• **Work to be completed**
All of the lines below are to be transcribed faithfully, with pictures excluded from the copy.
___
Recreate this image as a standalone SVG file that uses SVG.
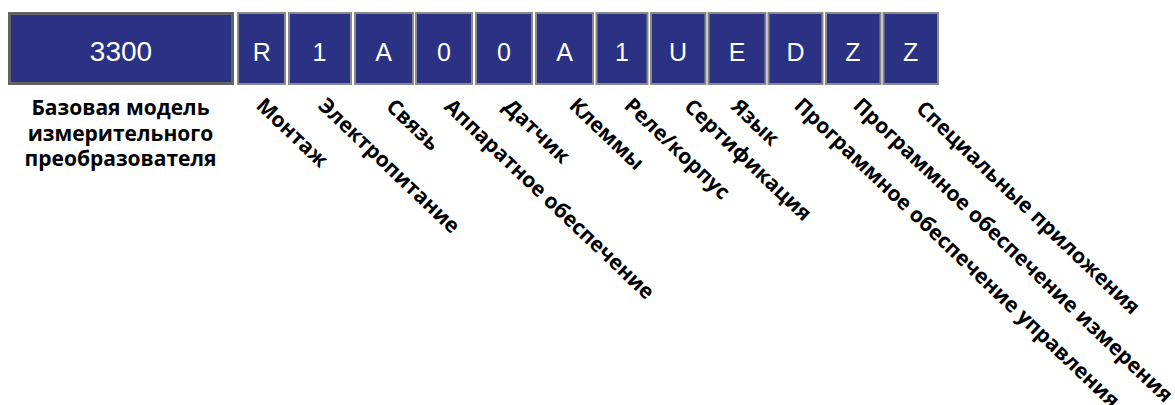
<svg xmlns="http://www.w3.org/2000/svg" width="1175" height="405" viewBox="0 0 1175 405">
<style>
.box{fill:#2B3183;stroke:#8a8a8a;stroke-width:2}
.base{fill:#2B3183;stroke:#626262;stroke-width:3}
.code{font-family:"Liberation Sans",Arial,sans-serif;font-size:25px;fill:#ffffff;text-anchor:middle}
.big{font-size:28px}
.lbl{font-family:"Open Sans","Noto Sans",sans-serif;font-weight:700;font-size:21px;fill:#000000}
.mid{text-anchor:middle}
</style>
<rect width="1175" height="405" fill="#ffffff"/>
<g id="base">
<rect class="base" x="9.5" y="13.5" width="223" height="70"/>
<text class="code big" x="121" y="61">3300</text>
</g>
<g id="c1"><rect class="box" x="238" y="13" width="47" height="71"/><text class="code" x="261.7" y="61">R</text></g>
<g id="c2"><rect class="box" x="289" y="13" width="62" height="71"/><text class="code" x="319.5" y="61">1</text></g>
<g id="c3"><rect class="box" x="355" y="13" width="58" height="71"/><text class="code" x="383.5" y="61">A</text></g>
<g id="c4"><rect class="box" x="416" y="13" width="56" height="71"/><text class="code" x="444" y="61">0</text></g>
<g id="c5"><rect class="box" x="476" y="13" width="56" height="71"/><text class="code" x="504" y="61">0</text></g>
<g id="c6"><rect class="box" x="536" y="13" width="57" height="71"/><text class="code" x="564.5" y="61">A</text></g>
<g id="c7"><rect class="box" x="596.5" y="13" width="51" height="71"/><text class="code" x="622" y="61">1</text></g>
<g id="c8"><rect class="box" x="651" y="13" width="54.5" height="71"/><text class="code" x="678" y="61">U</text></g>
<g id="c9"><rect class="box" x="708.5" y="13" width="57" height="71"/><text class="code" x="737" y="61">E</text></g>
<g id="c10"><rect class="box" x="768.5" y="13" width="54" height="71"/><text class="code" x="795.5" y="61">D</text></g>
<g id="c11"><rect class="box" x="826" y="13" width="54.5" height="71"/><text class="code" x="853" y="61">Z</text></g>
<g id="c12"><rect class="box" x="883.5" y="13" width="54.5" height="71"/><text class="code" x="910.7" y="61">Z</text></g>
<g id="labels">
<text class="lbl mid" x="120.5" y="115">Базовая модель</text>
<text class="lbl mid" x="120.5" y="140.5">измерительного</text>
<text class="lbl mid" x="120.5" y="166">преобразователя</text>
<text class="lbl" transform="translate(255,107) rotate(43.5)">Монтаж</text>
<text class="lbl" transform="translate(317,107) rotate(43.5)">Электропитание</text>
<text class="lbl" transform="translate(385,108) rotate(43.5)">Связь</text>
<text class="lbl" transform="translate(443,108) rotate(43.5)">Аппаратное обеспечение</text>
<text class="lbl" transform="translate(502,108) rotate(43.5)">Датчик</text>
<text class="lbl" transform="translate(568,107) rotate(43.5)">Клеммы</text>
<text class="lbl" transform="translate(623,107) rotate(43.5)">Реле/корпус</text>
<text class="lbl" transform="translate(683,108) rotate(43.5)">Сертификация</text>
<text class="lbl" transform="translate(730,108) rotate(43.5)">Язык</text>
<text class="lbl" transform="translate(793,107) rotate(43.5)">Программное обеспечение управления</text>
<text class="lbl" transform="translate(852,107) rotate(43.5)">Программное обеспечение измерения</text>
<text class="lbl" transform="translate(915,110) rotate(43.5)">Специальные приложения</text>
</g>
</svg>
___
• **Output below**
Recreate this image as a standalone SVG file that uses SVG.
<svg xmlns="http://www.w3.org/2000/svg" width="1175" height="405" viewBox="0 0 1175 405">
<style>
.box{fill:#2B3183;stroke:#8a8a8a;stroke-width:2}
.base{fill:#2B3183;stroke:#626262;stroke-width:3}
.code{font-family:"Liberation Sans",Arial,sans-serif;font-size:25px;fill:#ffffff;text-anchor:middle}
.big{font-size:28px}
.lbl{font-family:"Open Sans","Noto Sans",sans-serif;font-weight:700;font-size:21px;fill:#000000}
.mid{text-anchor:middle}
</style>
<rect width="1175" height="405" fill="#ffffff"/>
<g id="base">
<rect class="base" x="9.5" y="13.5" width="223" height="70"/>
<text class="code big" x="121" y="61">3300</text>
</g>
<g id="c1"><rect class="box" x="238" y="13" width="47" height="71"/><text class="code" x="261.7" y="61">R</text></g>
<g id="c2"><rect class="box" x="289" y="13" width="62" height="71"/><text class="code" x="319.5" y="61">1</text></g>
<g id="c3"><rect class="box" x="355" y="13" width="58" height="71"/><text class="code" x="383.5" y="61">A</text></g>
<g id="c4"><rect class="box" x="416" y="13" width="56" height="71"/><text class="code" x="444" y="61">0</text></g>
<g id="c5"><rect class="box" x="476" y="13" width="56" height="71"/><text class="code" x="504" y="61">0</text></g>
<g id="c6"><rect class="box" x="536" y="13" width="57" height="71"/><text class="code" x="564.5" y="61">A</text></g>
<g id="c7"><rect class="box" x="596.5" y="13" width="51" height="71"/><text class="code" x="622" y="61">1</text></g>
<g id="c8"><rect class="box" x="651" y="13" width="54.5" height="71"/><text class="code" x="678" y="61">U</text></g>
<g id="c9"><rect class="box" x="708.5" y="13" width="57" height="71"/><text class="code" x="737" y="61">E</text></g>
<g id="c10"><rect class="box" x="768.5" y="13" width="54" height="71"/><text class="code" x="795.5" y="61">D</text></g>
<g id="c11"><rect class="box" x="826" y="13" width="54.5" height="71"/><text class="code" x="853" y="61">Z</text></g>
<g id="c12"><rect class="box" x="883.5" y="13" width="54.5" height="71"/><text class="code" x="910.7" y="61">Z</text></g>
<g id="labels">
<text class="lbl mid" x="120.5" y="115">Базовая модель</text>
<text class="lbl mid" x="120.5" y="140.5">измерительного</text>
<text class="lbl mid" x="120.5" y="166">преобразователя</text>
<text class="lbl" transform="translate(255,107) rotate(43.5)">Монтаж</text>
<text class="lbl" transform="translate(317,107) rotate(43.5)">Электропитание</text>
<text class="lbl" transform="translate(385,108) rotate(43.5)">Связь</text>
<text class="lbl" transform="translate(443,108) rotate(43.5)">Аппаратное обеспечение</text>
<text class="lbl" transform="translate(502,108) rotate(43.5)">Датчик</text>
<text class="lbl" transform="translate(568,107) rotate(43.5)">Клеммы</text>
<text class="lbl" transform="translate(623,107) rotate(43.5)">Реле/корпус</text>
<text class="lbl" transform="translate(683,108) rotate(43.5)">Сертификация</text>
<text class="lbl" transform="translate(730,108) rotate(43.5)">Язык</text>
<text class="lbl" transform="translate(793,107) rotate(43.5)">Программное обеспечение управления</text>
<text class="lbl" transform="translate(852,107) rotate(43.5)">Программное обеспечение измерения</text>
<text class="lbl" transform="translate(915,110) rotate(43.5)">Специальные приложения</text>
</g>
</svg>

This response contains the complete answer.